Financing is cheap and available — No one can deny that financing today is cheap, but the Citi analysts point out it is not always as “available” as you might expect, especially for deals perceived as risky. The analysts also cite treasury rate volatility as a fly in the ointment and a potential limiting factor to taking on the risk involved in big, blockbuster deals.
Valuations are attractive — The Citi reports highlights the fact that valuations in many sectors are still relatively attractive, but that none are anywhere near as attractive as they were two years ago. Their argument is that if the deals didn’t get done at the valuations of two years ago, they’re not very likely to get done at today’s dramatically increased valuations.

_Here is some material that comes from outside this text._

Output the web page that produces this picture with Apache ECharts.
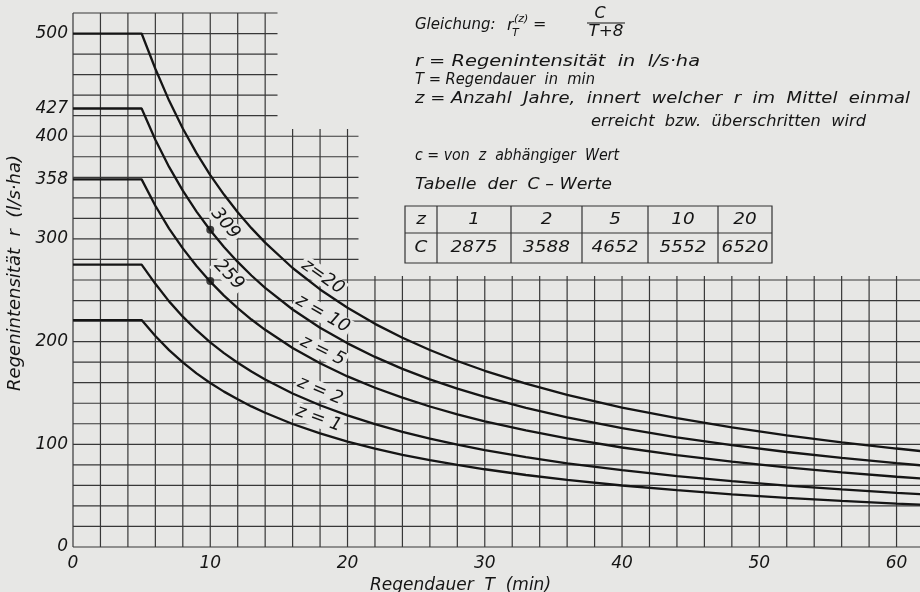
<!DOCTYPE html>
<html><head><meta charset="utf-8">
<script src="https://cdn.jsdelivr.net/npm/echarts@6/dist/echarts.min.js"></script>
<style>html,body{margin:0;padding:0;background:#e7e7e5}#c{width:920px;height:592px}</style>
</head><body><div id="c"></div>
<script>
// Regendauer T (min)
const durations = [0,5,6,7,8,9,10,11,12,13,14,16,18,20,22,24,26,28,30,33,36,40,44,48,52,56,60,62];
// Regenintensität r (l/s·ha)
const rZ20 = [500,500,465.7,434.7,407.5,383.5,362.2,343.2,326,310.5,296.4,271.7,250.8,232.9,217.3,203.8,191.8,181.1,171.6,159.0,148.2,135.8,125.4,116.4,108.7,101.9,95.9,93.1];
const rZ10 = [427,427,396.6,370.1,347,326.6,308.4,292.2,277.6,264.4,252.4,231.3,213.5,198.3,185.1,173.5,163.3,154.2,146.1,135.4,126.2,115.7,106.8,99.1,92.5,86.8,81.6,79.3];
const rZ5  = [358,358,332.3,310.1,290.8,273.6,258.4,244.8,232.6,221.5,211.5,193.8,178.9,166.1,155.1,145.4,136.8,129.2,122.4,113.5,105.7,96.9,89.5,83.1,77.5,72.7,68.4,66.5];
const rZ2  = [275,275,256.3,239.2,224.3,211.1,199.3,188.8,179.4,170.9,163.1,149.5,138,128.1,119.6,112.1,105.5,99.7,94.4,87.5,81.5,74.8,69,64.1,59.8,56.1,52.8,51.3];
const rZ1  = [221,221,205.4,191.7,179.7,169.1,159.7,151.3,143.8,136.9,130.7,119.8,110.6,102.7,95.8,89.8,84.6,79.9,75.7,70.1,65.3,59.9,55.3,51.3,47.9,44.9,42.3,41.1];
const curveNames = ['z=20','z=10','z=5','z=2','z=1'];
const curveLabels = ['z=20','z = 10','z = 5','z = 2','z = 1'];
const yTickLabels = [0,100,200,300,358,400,427,500];
const xTickLabels = [0,10,20,30,40,50,60];
const zValues = [1,2,5,10,20];
const cValues = [2875,3588,4652,5552,6520];
const markedPoints = [[10,309],[10,259]];
const markedLabels = ['309','259'];

const FAM = "'DejaVu Sans', sans-serif";
const INK = '#151515', GRIDC = '#383838', PAPER = '#e7e7e5';
const F = (s) => 'italic ' + s + 'px ' + FAM;

// paper grid (2 min × 20 l/s·ha), cut back where the text block sits
const segs = [];
for (let t = 0; t <= 60; t += 2) {
  const top = t <= 14 ? 520 : (t <= 20 ? 407 : 264);
  segs.push([t, 0, t, top]);
}
for (let r = 0; r <= 520; r += 20) {
  const right = r <= 260 ? 62 : (r <= 400 ? 20.8 : 14.9);
  segs.push([0, r, right, r]);
}

const curves = [rZ20, rZ10, rZ5, rZ2, rZ1];
const series = [];
series.push({
  type: 'custom', z: 1, silent: true,
  encode: {x: [0, 2], y: [1, 3]},
  data: segs,
  renderItem: (params, api) => {
    const p1 = api.coord([api.value(0), api.value(1)]);
    const p2 = api.coord([api.value(2), api.value(3)]);
    return {type: 'line', shape: {x1: p1[0], y1: p1[1], x2: p2[0], y2: p2[1]},
      style: {stroke: GRIDC, lineWidth: 1.2}};
  }
});
curves.forEach((vals, i) => {
  series.push({
    type: 'line', name: curveNames[i], z: 3, symbol: 'none', silent: true,
    data: durations.map((t, k) => [t, vals[k]]),
    lineStyle: {color: INK, width: 2.3}
  });
});
// labels along the curves
const labelPos = [[18.2,263,-35],[18.2,227,-30],[18.2,191,-26],[18.0,152,-23],[17.9,125,-20]];
const labelText = {fontFamily: FAM, fontStyle: 'italic', fontSize: 18, color: INK, opacity: 1,
  backgroundColor: PAPER, padding: [0, 2]};
series.push({
  type: 'scatter', z: 2, silent: true, symbol: 'circle', symbolSize: 0,
  itemStyle: {color: PAPER, opacity: 1},
  data: labelPos.map((p, i) => ({value: [p[0], p[1]],
    label: Object.assign({show: true, position: 'inside', rotate: p[2], formatter: curveLabels[i]}, labelText)}))
});
const numPos = [[11.1,315,-50],[11.35,265,-46]];
series.push({
  type: 'scatter', z: 2, silent: true, symbol: 'circle', symbolSize: 0,
  itemStyle: {color: PAPER, opacity: 1},
  data: numPos.map((p, i) => ({value: [p[0], p[1]],
    label: Object.assign({show: true, position: 'inside', rotate: p[2], formatter: markedLabels[i]}, labelText)}))
});
series.push({
  type: 'scatter', z: 4, silent: true, symbolSize: 8,
  itemStyle: {color: INK}, data: markedPoints
});

// text block and table
const mctx = document.createElement('canvas').getContext('2d');
const g = [];
const txt = (s, x, y, size, align, target, sx) => {
  let scale = sx || 1;
  if (target) { mctx.font = F(size); scale = target / mctx.measureText(s).width; }
  g.push({type: 'text', x: x, y: y, scaleX: scale, silent: true,
    style: {text: s, font: F(size), fill: INK, textAlign: align || 'left', textVerticalAlign: 'middle'}});
};
txt('Gleichung:', 415, 25, 15);
txt('r', 507, 26, 16);
txt('(z)', 514, 19, 11);
txt('T', 512, 33, 11);
txt('=', 533, 25, 16);
txt('C', 600, 14, 16, 'center');
g.push({type: 'line', silent: true, shape: {x1: 587, y1: 23, x2: 625, y2: 23}, style: {stroke: INK, lineWidth: 1.2}});
txt('T+8', 606, 32, 16, 'center', 35);
txt('r = Regenintensität  in  l/s·ha', 415, 62, 15, 'left', 285);
txt('T = Regendauer  in  min', 415, 80, 15, 'left', 180);
txt('z = Anzahl  Jahre,  innert  welcher  r  im  Mittel  einmal', 415, 99, 15, 'left', 495);
txt('erreicht  bzw.  überschritten  wird', 866, 122, 15, 'right', 275);
txt('c = von  z  abhängiger  Wert', 415, 156, 15, 'left', 204);
txt('Tabelle  der  C – Werte', 415, 185, 15, 'left', 197);
const colX = [405, 437, 511, 582, 648, 718, 772];
const rowY = [206, 233, 263];
const TS = {stroke: '#333', lineWidth: 1.2};
g.push({type: 'rect', silent: true, shape: {x: colX[0], y: rowY[0], width: colX[6] - colX[0], height: rowY[2] - rowY[0]}, style: Object.assign({fill: 'none'}, TS)});
g.push({type: 'line', silent: true, shape: {x1: colX[0], y1: rowY[1], x2: colX[6], y2: rowY[1]}, style: TS});
for (let i = 1; i < 6; i++) g.push({type: 'line', silent: true, shape: {x1: colX[i], y1: rowY[0], x2: colX[i], y2: rowY[2]}, style: TS});
txt('z', (colX[0] + colX[1]) / 2, 220, 16, 'center', null, 1.15);
txt('C', (colX[0] + colX[1]) / 2, 248, 16, 'center', null, 1.15);
zValues.forEach((z, i) => {
  const cx = (colX[i + 1] + colX[i + 2]) / 2;
  txt(String(z), cx, 220, 16, 'center', null, 1.15);
  txt(String(cValues[i]), cx, 248, 16, 'center', null, 1.15);
});

const axisLbl = {fontFamily: FAM, fontStyle: 'italic', fontSize: 17, color: INK};
const chart = echarts.init(document.getElementById('c'), null, {renderer: 'canvas'});
chart.setOption({
  backgroundColor: PAPER,
  animation: false,
  grid: {left: 73, right: -4, top: 13, bottom: 45, containLabel: false, outerBoundsMode: 'none'},
  xAxis: {
    type: 'value', min: 0, max: 62,
    axisLine: {show: false}, axisTick: {show: false}, splitLine: {show: false},
    axisLabel: Object.assign({customValues: xTickLabels, margin: 8}, axisLbl),
    name: 'Regendauer  T  (min)', nameLocation: 'middle', nameGap: 22,
    nameTextStyle: {fontFamily: FAM, fontStyle: 'italic', fontSize: 17, color: INK, padding: [0, 76, 0, 0]}
  },
  yAxis: {
    type: 'value', min: 0, max: 520,
    axisLine: {show: false}, axisTick: {show: false}, splitLine: {show: false},
    axisLabel: Object.assign({customValues: yTickLabels, margin: 5}, axisLbl),
    name: 'Regenintensität  r  (l/s·ha)', nameLocation: 'middle', nameGap: 41,
    nameTextStyle: {fontFamily: FAM, fontStyle: 'italic', fontSize: 18, color: INK, padding: [0, 0, 0, 14]}
  },
  series: series,
  graphic: g
});
</script></body></html>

Macro-economic environment is good for M&A — “Yes, it does, but that doesn’t mean M&A will come. If we compare the average monthly M&A deal volume versus the S&P 500 (INDEXSP:.INX) and the six month rolling VOLATILITY S&P 500 (INDEXCBOE:VIX), we can see that there is a strong relationship between changes inthe equity markets and M&A volumes.”
Shareholder activism to put large company cash hordes to work — The Citi analysts highlight the fact that companies do have a lot of cash on hand right now, but point out that shareholder activists today are more likely to urge management to do a share buyback than to make a potentially risky acquisition.

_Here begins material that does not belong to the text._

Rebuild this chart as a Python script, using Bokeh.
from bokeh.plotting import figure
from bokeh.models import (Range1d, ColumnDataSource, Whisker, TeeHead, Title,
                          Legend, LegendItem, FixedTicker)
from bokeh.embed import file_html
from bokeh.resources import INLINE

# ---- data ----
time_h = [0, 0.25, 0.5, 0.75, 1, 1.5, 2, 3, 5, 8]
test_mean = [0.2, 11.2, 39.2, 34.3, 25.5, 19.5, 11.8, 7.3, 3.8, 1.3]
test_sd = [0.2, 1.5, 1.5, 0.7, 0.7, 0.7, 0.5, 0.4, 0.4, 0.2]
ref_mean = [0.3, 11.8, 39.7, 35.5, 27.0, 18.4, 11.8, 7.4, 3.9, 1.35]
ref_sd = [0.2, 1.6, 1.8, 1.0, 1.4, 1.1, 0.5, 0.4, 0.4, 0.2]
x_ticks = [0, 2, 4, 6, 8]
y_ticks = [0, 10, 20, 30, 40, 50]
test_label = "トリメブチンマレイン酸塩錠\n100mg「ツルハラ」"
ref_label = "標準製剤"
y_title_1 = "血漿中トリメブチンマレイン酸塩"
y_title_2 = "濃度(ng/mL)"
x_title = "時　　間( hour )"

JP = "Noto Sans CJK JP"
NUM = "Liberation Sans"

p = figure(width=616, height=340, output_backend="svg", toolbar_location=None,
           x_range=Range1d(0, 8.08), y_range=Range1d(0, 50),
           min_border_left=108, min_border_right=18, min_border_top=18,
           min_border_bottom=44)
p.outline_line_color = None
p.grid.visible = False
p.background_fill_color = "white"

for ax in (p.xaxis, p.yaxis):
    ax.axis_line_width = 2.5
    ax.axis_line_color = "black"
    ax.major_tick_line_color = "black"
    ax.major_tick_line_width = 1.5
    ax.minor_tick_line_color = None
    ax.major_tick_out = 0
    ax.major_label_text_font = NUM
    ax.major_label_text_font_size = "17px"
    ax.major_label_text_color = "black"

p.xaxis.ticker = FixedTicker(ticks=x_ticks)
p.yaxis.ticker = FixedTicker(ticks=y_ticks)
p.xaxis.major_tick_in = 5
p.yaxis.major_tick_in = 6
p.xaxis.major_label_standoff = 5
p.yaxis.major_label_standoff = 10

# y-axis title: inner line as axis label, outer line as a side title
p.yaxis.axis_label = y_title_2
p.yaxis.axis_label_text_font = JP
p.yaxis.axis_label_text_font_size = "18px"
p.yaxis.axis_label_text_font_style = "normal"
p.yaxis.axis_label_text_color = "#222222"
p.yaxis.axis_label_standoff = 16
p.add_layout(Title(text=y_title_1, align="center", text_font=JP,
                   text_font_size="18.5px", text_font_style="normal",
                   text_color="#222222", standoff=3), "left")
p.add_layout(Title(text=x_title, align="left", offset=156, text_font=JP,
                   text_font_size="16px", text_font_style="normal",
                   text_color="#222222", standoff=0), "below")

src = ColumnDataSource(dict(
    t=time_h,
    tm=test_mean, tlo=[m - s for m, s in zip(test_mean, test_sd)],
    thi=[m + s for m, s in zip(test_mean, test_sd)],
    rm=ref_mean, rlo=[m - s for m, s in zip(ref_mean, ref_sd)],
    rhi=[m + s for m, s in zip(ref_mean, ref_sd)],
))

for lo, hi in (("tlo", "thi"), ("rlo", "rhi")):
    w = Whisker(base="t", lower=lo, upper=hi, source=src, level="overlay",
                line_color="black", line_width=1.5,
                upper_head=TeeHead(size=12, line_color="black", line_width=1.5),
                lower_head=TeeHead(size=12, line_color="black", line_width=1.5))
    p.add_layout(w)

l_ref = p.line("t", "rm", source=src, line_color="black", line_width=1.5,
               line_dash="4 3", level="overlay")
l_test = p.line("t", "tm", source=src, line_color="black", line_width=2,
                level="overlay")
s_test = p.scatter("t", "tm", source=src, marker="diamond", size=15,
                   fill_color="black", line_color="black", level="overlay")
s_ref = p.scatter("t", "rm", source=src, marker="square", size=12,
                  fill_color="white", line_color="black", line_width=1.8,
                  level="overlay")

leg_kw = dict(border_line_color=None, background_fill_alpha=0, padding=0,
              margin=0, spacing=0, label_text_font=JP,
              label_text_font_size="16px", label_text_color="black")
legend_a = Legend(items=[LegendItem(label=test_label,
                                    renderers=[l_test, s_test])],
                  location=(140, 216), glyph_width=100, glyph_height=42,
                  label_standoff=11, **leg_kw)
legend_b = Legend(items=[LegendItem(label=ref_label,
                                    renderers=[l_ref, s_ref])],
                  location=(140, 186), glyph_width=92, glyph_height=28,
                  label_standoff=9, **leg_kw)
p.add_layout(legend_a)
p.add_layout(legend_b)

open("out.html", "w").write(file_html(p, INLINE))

Executives are willing to lever up — “Yes — more willing– but still cautious. The economic outlook is the overwhelming issue as to why the M&A environment hasn’t take off as expected. Executive confidence in the strength of the recovery in the U.S. and Europe certainly gives many CEOs pause when considering major deals — there is just too much at risk. To this end, it is much easier to appease shareholders with share buybacks or increase.”